Note that many CLARIN centres and other providers are constantly adding new resources to their repositories and catalogues. So when visiting the VLO, make sure to also look for resources matching your interest beyond the collections highlighted below!

Updated selection from Europeana | Lund University Humanities Lab | ZIM Centre for Information Modelling (Graz) | CLARIN Centre of Latvian language resources and tools (Riga) | Speech Synthesis and Recognition Laboratory of UIIP NAS Belarus (Minsk)

Updated selection from Europeana

By Twan Goosen

Europeana is the European digital platform for cultural heritage. Digitised cultural resources from a wide range of cultural institutions all across Europe are made accessible via Europeana. Using Europeana’s APIs, we have established an integration of a selection of cultural heritage objects relevant to the CLARIN community into the VLO (see this blog post for details). Recently, this selection has been re-evaluated and updated, resulting in a total of 180,500 harvested records - an increase of almost 60,000 records compared to the previous selection. As a result, Europeana is now the largest provider of metadata in terms of individual records in the VLO.

In addition to updates to collection that were already available, about 20 entirely new collections have been added. A few highlights are:

From the National Library of Serbia: about 600 digitised books, issues of periodicals and other textual resources from various time periods
The National Library of Latvia: almost 2000 digitised historical Latvian books
Library of the Alliance Israélite Universelle: over 3000 digitised documents in a variety of languages
Dutch National Library: almost 400 digitised historical children’s books, and over 1000 scanned issues of periodicals of the 20th century Dutch women’s rights movement
Opera del Vocabolario Italiano (CNR): 3500 high quality digitised manuscripts

Most of these resources (except for the digitised manuscript) are available as PDFs with embedded full text content. Various tools that can process such files are available via the Language Resource Switchboard; the text could also be extracted using freely available tools. All mentioned collections are openly available and free reuse is admitted.

These and many other cultural heritage resources can be browsed and searched via the Virtual Language Observatory.

Lund University Humanities Lab

By Johan Frid

The Lund University Humanities Lab is an interdisciplinary department for research technology and training. It is a CLARIN K- and C-center and it is also a node within the Swe-Clarin infrastructure in Sweden.

The lab's corpus server hosts two sets of corpora, the Lund Corpora, and the Repository and Workspace for Austroasiatic Intangible Heritage, RWAAI. The facility contains a wide variety of data types including audio, video, text, images, eye-movement data, and related materials. Furthermore, it aims to provide a dynamic, digital workspace for contributors where they can store, curate and reuse their collections.

The Lund Corpora archives data from major world languages to lesser-described minority languages collected by researchers from Lund University. Its diverse collections include longitudinal child language studies, adult language acquisition data, Swedish and Estonian dialect surveys, corpora with linked eye-tracking data, and language documentation research.
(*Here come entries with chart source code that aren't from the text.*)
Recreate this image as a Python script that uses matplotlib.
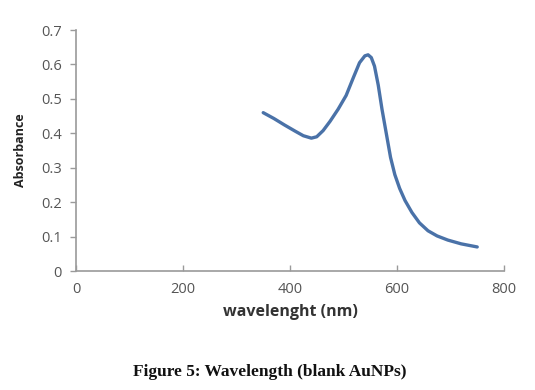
import matplotlib
matplotlib.use('Agg')
import matplotlib.pyplot as plt

wavelength = [350, 370, 390, 410, 425, 440, 450, 462, 475, 490, 505, 518, 530, 540, 546, 552, 558, 565,
              572, 580, 588, 596, 605, 615, 628, 642, 658, 675, 695, 720, 750]
absorbance = [0.460, 0.443, 0.424, 0.406, 0.393, 0.386, 0.390, 0.408, 0.435, 0.470, 0.510, 0.560, 0.605,
              0.625, 0.628, 0.620, 0.595, 0.540, 0.470, 0.400, 0.330, 0.280, 0.240, 0.205, 0.170, 0.140,
              0.117, 0.102, 0.090, 0.079, 0.070]

x_ticks = [0, 200, 400, 600, 800]
y_ticks = [0, 0.1, 0.2, 0.3, 0.4, 0.5, 0.6, 0.7]
y_labels = ['0', '0.1', '0.2', '0.3', '0.4', '0.5', '0.6', '0.7']

plt.rcParams['font.family'] = ['Open Sans', 'DejaVu Sans']

fig = plt.figure(figsize=(5.35, 3.9), dpi=100)
ax = fig.add_axes([0.142, 0.305, 0.8, 0.618])

ax.plot(wavelength, absorbance, '-', color='#4a72a8', linewidth=2.4,
        solid_joinstyle='round', solid_capstyle='round')

ax.set_xlim(0, 800)
ax.set_ylim(0, 0.7)
ax.set_xticks(x_ticks)
ax.set_yticks(y_ticks)
ax.set_yticklabels(y_labels)

for s in ['top', 'right']:
    ax.spines[s].set_visible(False)
for s in ['left', 'bottom']:
    ax.spines[s].set_color('#9a9a9a')
    ax.spines[s].set_linewidth(1.2)

ax.tick_params(axis='y', direction='out', length=4, color='#9a9a9a', width=1.0,
               labelsize=10.5, labelcolor='#555555', pad=6)
ax.tick_params(axis='x', direction='in', length=4, color='#9a9a9a', width=1.0,
               labelsize=10.5, labelcolor='#555555', pad=8)

ax.set_xlabel('wavelenght (nm)', fontsize=11.5, fontweight='bold', color='#333333', labelpad=5)
ax.set_ylabel('Absorbance', fontsize=9, fontweight='bold', color='#222222', labelpad=10)

fig.text(0.505, 0.045, 'Figure 5: Wavelength (blank AuNPs)', ha='center', va='center',
         fontsize=12.5, fontweight='bold', family='Liberation Serif', color='#111111')

fig.savefig('out.png', dpi=100)
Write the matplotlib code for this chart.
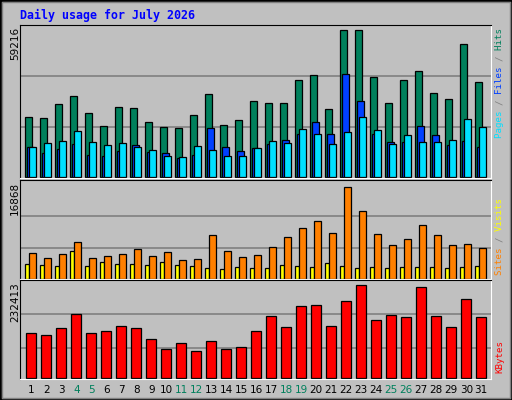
import numpy as np
import matplotlib
matplotlib.use("Agg")
import matplotlib.pyplot as plt
from matplotlib.patches import Rectangle

days = np.arange(1, 32)
weekend = [4, 5, 11, 12, 18, 19, 25, 26]

hits = [24254, 23450, 29480, 32696, 25862, 20234, 28274, 27872, 21842, 19832, 19430,
        25058, 33500, 20636, 22646, 30686, 29882, 29882, 39128, 41138, 27470, 59216,
        59216, 40334, 29882, 39128, 42746, 33902, 31490, 53600, 38324]
files = [11792, 9380, 10988, 12998, 8576, 8174, 10184, 12596, 9782, 9380, 7370,
         8576, 19430, 11792, 10184, 11390, 12998, 14606, 17018, 21842, 17018, 41540,
         30686, 17018, 13802, 13802, 20234, 16616, 12596, 14204, 11792]
pages = [11792, 13400, 14204, 18224, 13802, 12596, 13400, 11792, 10586, 8174, 7772,
         12194, 10586, 8174, 8174, 11390, 14204, 13400, 19028, 17018, 12998, 17822,
         24254, 18626, 12998, 16616, 13802, 13802, 14606, 23048, 19832]
visits = [4628, 3715, 4446, 6638, 3715, 4080, 4446, 5359, 4080, 4811, 3350, 3532,
          7917, 4994, 3898, 4263, 5725, 7552, 9196, 10475, 8282, 16868, 12485, 8100,
          6090, 7186, 9744, 7917, 6090, 6273, 5542]
sites = [2619, 2436, 2253, 4994, 2253, 2984, 2619, 2619, 2436, 2984, 2436, 2253,
         1888, 1705, 2071, 1888, 1888, 2436, 2253, 2071, 2801, 2253, 1888, 2071,
         1888, 2071, 2071, 2071, 1888, 2071, 2253]
kbytes = [112784, 107696, 125504, 158576, 112784, 117872, 130592, 125504, 97520,
          72080, 87344, 66992, 92432, 72080, 77168, 117872, 153488, 128048, 178928,
          181472, 130592, 191648, 232413, 143312, 156032, 150944, 227264, 153488,
          128048, 196736, 150944]

BG = "#C0C0C0"
W, H = 512, 400
fig = plt.figure(figsize=(5.12, 4), dpi=100, facecolor=BG)
fig.patches.append(Rectangle((0, 0), 1, 1, transform=fig.transFigure, fill=False,
                             edgecolor="black", lw=2))
fig.patches.append(Rectangle((2/W, 2/H), 1-4/W, 1-4/H, transform=fig.transFigure,
                             fill=False, edgecolor="#808080", lw=1))

mono = "DejaVu Sans Mono"
fig.text(20/W, 1-15/H, "Daily usage for July 2026", color="#0000FF", family=mono,
         weight="bold", fontsize=8.4, va="center")


def panel(top, bot):
    ax = fig.add_axes([20/W, 1-bot/H, 471/W, (bot-top)/H])
    ax.set_facecolor(BG)
    ax.set_xlim(0.28, 31.68)
    ax.set_xticks([])
    ax.set_yticks([])
    for s in ("left", "top"):
        ax.spines[s].set_color("black")
    for s in ("right", "bottom"):
        ax.spines[s].set_color("white")
    return ax


def grid(ax, vmax, fracs):
    for f in fracs:
        ax.axhline(vmax*f, color="#808080", lw=1.2, zorder=0)


def side_label(ytop, parts):
    full = "".join(p for p, _ in parts)
    pos = 0
    for p, c in parts:
        s = " "*pos + p + " "*(len(full)-pos-len(p))
        pos += len(p)
        fig.text(500/W, 1-ytop/H, s, rotation=90, family=mono, fontsize=6.6,
                 color=c, va="top", ha="center")


bk = dict(edgecolor="black", linewidth=0.9, align="edge")

# hits / files / pages
ax1 = panel(25, 178)
m = max(hits)
ax1.set_ylim(-m*0.01, m*152/147)
grid(ax1, m, [0.337, 0.684])
ax1.bar(days-0.367, hits, 0.467, color="#00805C", **bk)
ax1.bar(days-0.233, files, 0.467, color="#0040FF", **bk)
ax1.bar(days-0.1, pages, 0.467, color="#00E0FF", **bk)
fig.text(15/W, 1-27/H, str(max(hits)), rotation=90, family="DejaVu Sans",
         fontsize=7.5, va="top", ha="center")
side_label(28, [("Pages", "#00E0FF"), (" / ", "#808080"), ("Files", "#0040FF"),
                (" / ", "#808080"), ("Hits", "#00805C")])

# sites / visits
ax2 = panel(180, 279)
m = max(visits)
ax2.set_ylim(-m*0.005, m*99/92.3)
grid(ax2, m, [0.332, 0.686])
ax2.bar(days-0.367, sites, 0.267, color="#FFFF00", **bk)
ax2.bar(days-0.1, visits, 0.467, color="#FF8000", **bk)
fig.text(15/W, 1-182/H, str(max(visits)), rotation=90, family="DejaVu Sans",
         fontsize=7.5, va="top", ha="center")
side_label(198, [("Sites", "#FF8000"), (" / ", "#808080"), ("Visits", "#FFFF00")])

# kbytes
ax3 = panel(280, 379)
m = max(kbytes)
ax3.set_ylim(-m*0.012, m*96/91.3)
grid(ax3, m, [0.325, 0.682])
ax3.bar(days-0.3, kbytes, 0.667, color="#FF0000", **bk)
fig.text(15/W, 1-282/H, str(max(kbytes)), rotation=90, family="DejaVu Sans",
         fontsize=7.5, va="top", ha="center")
side_label(340, [("KBytes", "#FF0000")])

for d in days:
    c = "#00805C" if d in weekend else "black"
    ax3.text(d + 0.03, -0.11, str(d), transform=ax3.get_xaxis_transform(),
             ha="center", va="center", fontsize=7.5, color=c)

fig.savefig("out.png", dpi=100, facecolor=BG)
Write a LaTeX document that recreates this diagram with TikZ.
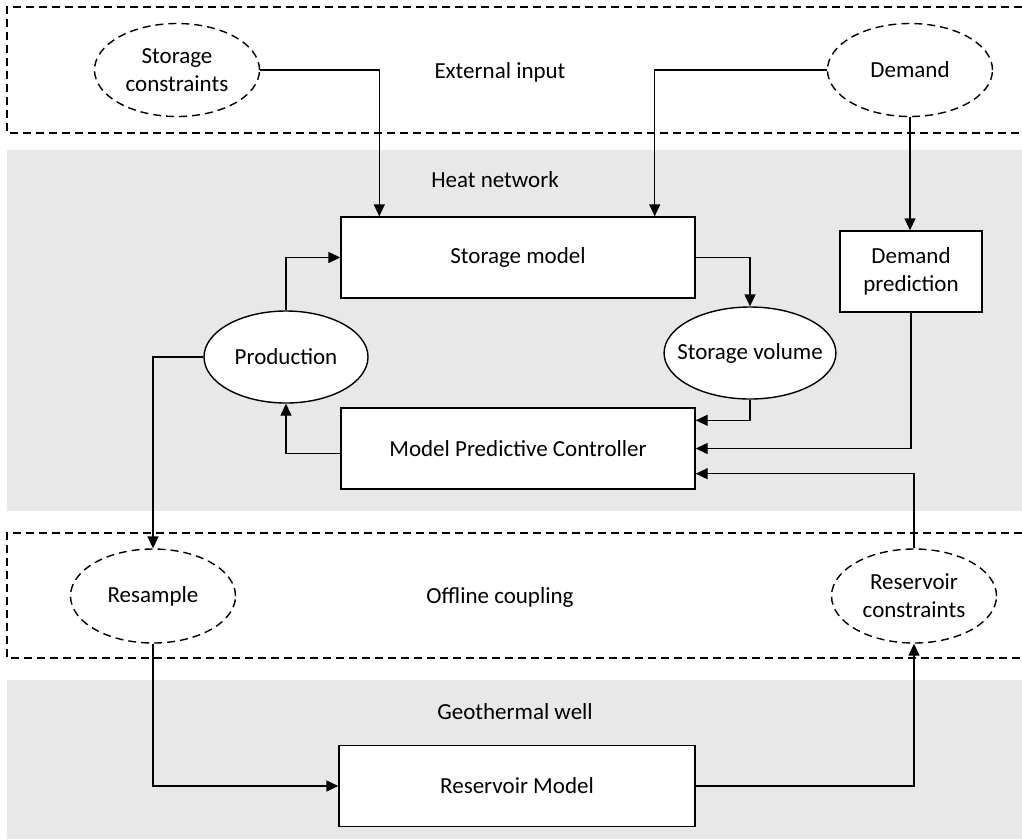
\documentclass[tikz,border=0pt]{standalone}
\usepackage{fontspec}
\setmainfont{Carlito}
\usetikzlibrary{shapes.geometric,arrows.meta,calc}
\definecolor{bandgray}{RGB}{232,232,232}
\tikzset{
  blockbox/.style={draw,fill=white,line width=1.4pt,minimum width=354pt,minimum height=81pt,inner sep=2pt},
  solidell/.style={draw,fill=white,ellipse,line width=1.4pt,minimum width=164pt,minimum height=92pt,inner sep=1pt,align=center},
  dashell/.style={draw,fill=white,ellipse,line width=1.4pt,dash pattern=on 8pt off 5pt,minimum width=165pt,minimum height=93pt,inner sep=1pt,align=center},
  bandlbl/.style={inner sep=0pt},
  conn/.style={line width=1.4pt,-{Triangle[length=12pt,width=11pt]}},
}
\begin{document}
\begin{tikzpicture}[x=1pt,y=1pt,yscale=-1,xscale=1,font=\fontsize{23}{28}\selectfont]
\useasboundingbox (0,0) rectangle (1022,839);

%Shape: Rectangle (bands)
\fill[bandgray] (7,150) rectangle (1022,511);
\fill[bandgray] (7,680) rectangle (1022,839);
\draw[line width=1.4pt,dash pattern=on 8pt off 5pt] (1022,7) -- (7,7) -- (7,133) -- (1022,133);
\draw[line width=1.4pt,dash pattern=on 8pt off 5pt] (1022,533) -- (7,533) -- (7,658) -- (1022,658);

%Band titles
\node[bandlbl] (extin) at (500,72) {External input};
\node[bandlbl] (heatnet) at (495,180) {Heat network};
\node[bandlbl] (offcpl) at (500,597) {Offline coupling};
\node[bandlbl] (geowell) at (515,712) {Geothermal well};

%Shape: Ellipse
\node[dashell] (sc) at (177,70) {Storage\\constraints};
\node[dashell] (dem) at (910,70) {Demand};
\node[solidell] (prod) at (286,357) {Production};
\node[solidell,minimum width=165pt,inner xsep=-12pt] (sv) at (750,353) {Storage volume};
\node[dashell,minimum height=94pt] (rs) at (153,596) {Resample};
\node[dashell,minimum height=94pt] (rc) at (914,596) {Reservoir\\constraints};

%Shape: Rectangle
\node[blockbox] (sm) at (518,257.5) {Storage model};
\node[blockbox] (mpc) at (518,448.5) {Model Predictive Controller};
\node[blockbox,minimum width=142pt,align=center] (dp) at (911,271.5) {Demand\\prediction};
\node[blockbox,minimum width=356pt] (rm) at (517,786) {Reservoir Model};

%Straight Lines
\draw[conn] (sc.east) -| ($(sm.north west)+(39,0)$);
\draw[conn] (dem.west) -| ($(sm.north east)+(-41,0)$);
\draw[conn] (dem.south) -- (dem.south |- dp.north);
\draw[conn] (sm.east) -| (sv.north);
\draw[conn] (prod.north) |- (sm.west);
\draw[conn] (sv.south) |- ($(mpc.north east)+(0,13)$);
\draw[conn] (dp.south) |- (mpc.east);
\draw[conn] (rc.north) |- ($(mpc.south east)+(0,-16)$);
\draw[conn] ($(mpc.west)+(0,5)$) -| (prod.south);
\draw[conn] (prod.west) -| (rs.north);
\draw[conn] (rs.south) |- (rm.west);
\draw[conn] (rm.east) -| (rc.south);

\end{tikzpicture}
\end{document}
The RWAAI corpora is a unique digital resource preserving multidisciplinary research collections documenting the languages and cultures of communities from the Austroasiatic language family of Mainland Southeast Asia and India. RWAAI’s collections span over half a century of research in fields such as linguistics, anthropology, botany, ethnomusicology, and human ecology. More than 50 predominantly endangered minority languages are currently represented in the collection. RWAAI accepts analogue and digital collections from researchers in any field that focuses on language and/or cultural heritage of Austroasiatic communities. It specializes in the digital preservation of endangered analogue collections.

More information is available on the Lund University Humanities Lab website, or by accessing the Corpus Server directly. These resources can now also be browsed and searched via the Virtual Language Observatory.

ZIM Centre for Information Modelling (Graz)

By Gerlinde Schneider

The Centre for Information Modelling (ZIM) focuses on applied research and development in the area of information and data processing in the humanities, with special emphasis on digital scholarly editing, long-term preservation, digital museology and semantic web technologies. The centre is an important partner and contributor to research projects within the Austrian and international scientific community as well as to non-university organisations such as museums and libraries.

Via its certified repository infrastructure GAMS, the ZIM hosts research data of more than 80 projects mainly from the fields of digital scholarly edition, cultural heritage and increasingly, linguistics and digital philology. It builds a central platform not only for digital preservation and data management of its research assets, but also for publication and data retrieval; it constitutes the core at the basis of the establishment of a Clarin-B Centre at the University of Graz.

The GAMS repository provides access to almost 4000 annotated multilingual periodical volumes from the project The Spectators in the international context. Spectators are a journalistic genre, which originated at the beginning of the 18th century in England, spread rapidly all over Europe and became an important feature for the discourse system of the Enlightenment. Currently, versions and analysis of English, French, German, Italian, Spanish and Portuguese texts are provided. They are annotated for simple text structures, for narrative forms, as well as for named entities such as persons, places and works. All resources can be downloaded in the /XML P5 format under a free license. The Spectators' texts are the first of a series of resources from the GAMS repository, which will be successively made available via the Virtual Language Observatory.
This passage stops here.